▶ [Task prompt] Find the lines below that contain the string "matplotlib". Copy each one.

▶ [Dataset section]

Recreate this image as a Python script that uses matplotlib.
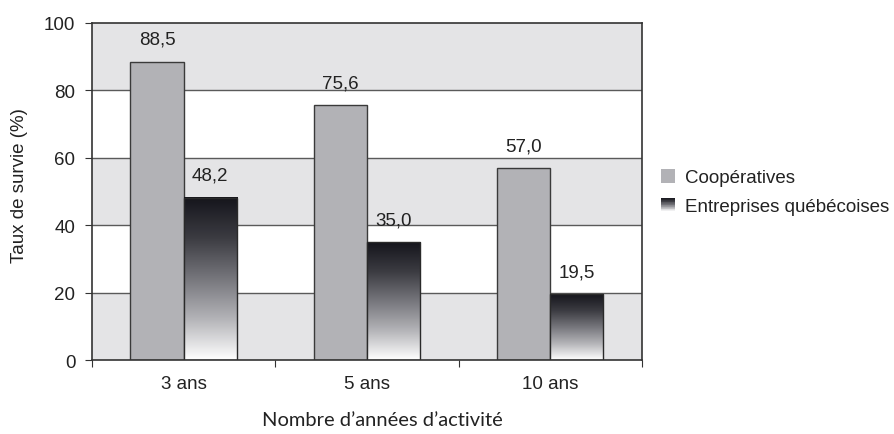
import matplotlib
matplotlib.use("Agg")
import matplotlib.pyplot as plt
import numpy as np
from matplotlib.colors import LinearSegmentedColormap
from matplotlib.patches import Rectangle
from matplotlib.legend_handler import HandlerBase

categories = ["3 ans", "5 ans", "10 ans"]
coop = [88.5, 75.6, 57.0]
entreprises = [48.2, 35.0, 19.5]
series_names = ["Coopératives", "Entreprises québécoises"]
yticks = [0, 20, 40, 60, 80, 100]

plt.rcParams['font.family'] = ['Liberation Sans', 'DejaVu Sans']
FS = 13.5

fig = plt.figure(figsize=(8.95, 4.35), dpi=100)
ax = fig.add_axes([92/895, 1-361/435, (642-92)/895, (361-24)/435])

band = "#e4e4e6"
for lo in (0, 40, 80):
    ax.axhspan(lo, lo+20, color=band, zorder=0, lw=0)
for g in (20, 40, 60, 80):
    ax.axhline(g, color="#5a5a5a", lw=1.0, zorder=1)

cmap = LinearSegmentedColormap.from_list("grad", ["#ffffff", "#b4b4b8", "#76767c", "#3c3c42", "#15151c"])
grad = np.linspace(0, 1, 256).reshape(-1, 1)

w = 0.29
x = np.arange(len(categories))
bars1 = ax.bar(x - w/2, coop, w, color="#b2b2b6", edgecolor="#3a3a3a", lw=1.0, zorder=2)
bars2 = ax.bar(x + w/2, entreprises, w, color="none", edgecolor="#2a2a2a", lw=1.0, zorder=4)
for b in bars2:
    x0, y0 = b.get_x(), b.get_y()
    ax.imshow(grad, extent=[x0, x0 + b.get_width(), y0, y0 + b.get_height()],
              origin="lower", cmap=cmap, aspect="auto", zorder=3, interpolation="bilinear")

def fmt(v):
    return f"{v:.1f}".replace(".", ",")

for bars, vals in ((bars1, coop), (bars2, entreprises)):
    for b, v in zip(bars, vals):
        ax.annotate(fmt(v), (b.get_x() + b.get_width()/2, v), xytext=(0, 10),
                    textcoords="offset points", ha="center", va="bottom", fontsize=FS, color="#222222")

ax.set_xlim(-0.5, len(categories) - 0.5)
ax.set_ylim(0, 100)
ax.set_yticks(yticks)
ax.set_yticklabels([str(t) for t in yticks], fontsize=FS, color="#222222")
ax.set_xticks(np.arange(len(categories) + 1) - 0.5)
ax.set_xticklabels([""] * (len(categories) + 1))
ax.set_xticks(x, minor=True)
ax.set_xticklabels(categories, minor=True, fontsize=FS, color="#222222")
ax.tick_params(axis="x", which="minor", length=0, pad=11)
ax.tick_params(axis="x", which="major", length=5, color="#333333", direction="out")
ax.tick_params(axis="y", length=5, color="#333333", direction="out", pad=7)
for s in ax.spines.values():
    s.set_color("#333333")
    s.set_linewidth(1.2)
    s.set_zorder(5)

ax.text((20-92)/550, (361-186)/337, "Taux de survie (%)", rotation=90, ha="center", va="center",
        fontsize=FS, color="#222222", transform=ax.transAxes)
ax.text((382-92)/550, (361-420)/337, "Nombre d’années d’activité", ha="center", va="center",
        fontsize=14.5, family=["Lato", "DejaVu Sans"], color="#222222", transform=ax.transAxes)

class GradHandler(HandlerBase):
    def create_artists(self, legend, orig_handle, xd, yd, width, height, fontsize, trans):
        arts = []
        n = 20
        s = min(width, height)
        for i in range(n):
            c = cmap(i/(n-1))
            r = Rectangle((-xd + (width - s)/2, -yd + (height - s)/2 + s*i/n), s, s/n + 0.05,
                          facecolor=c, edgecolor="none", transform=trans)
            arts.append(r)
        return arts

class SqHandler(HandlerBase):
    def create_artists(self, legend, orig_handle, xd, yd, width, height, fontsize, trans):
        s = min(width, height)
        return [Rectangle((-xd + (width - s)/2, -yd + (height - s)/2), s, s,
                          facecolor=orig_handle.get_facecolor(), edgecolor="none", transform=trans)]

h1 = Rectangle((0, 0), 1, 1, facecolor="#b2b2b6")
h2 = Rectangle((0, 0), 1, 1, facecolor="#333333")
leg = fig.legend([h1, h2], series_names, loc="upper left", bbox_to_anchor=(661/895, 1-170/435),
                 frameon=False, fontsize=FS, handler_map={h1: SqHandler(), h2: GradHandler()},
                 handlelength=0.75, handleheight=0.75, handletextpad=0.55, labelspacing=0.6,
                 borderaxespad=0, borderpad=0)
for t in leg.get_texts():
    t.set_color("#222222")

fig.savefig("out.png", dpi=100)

▶ [Answer below]
Recreate this image as a Python script that uses matplotlib.
import matplotlib
matplotlib.use("Agg")
import matplotlib.pyplot as plt
from matplotlib.colors import LinearSegmentedColormap
from matplotlib.patches import Rectangle
from matplotlib.legend_handler import HandlerBase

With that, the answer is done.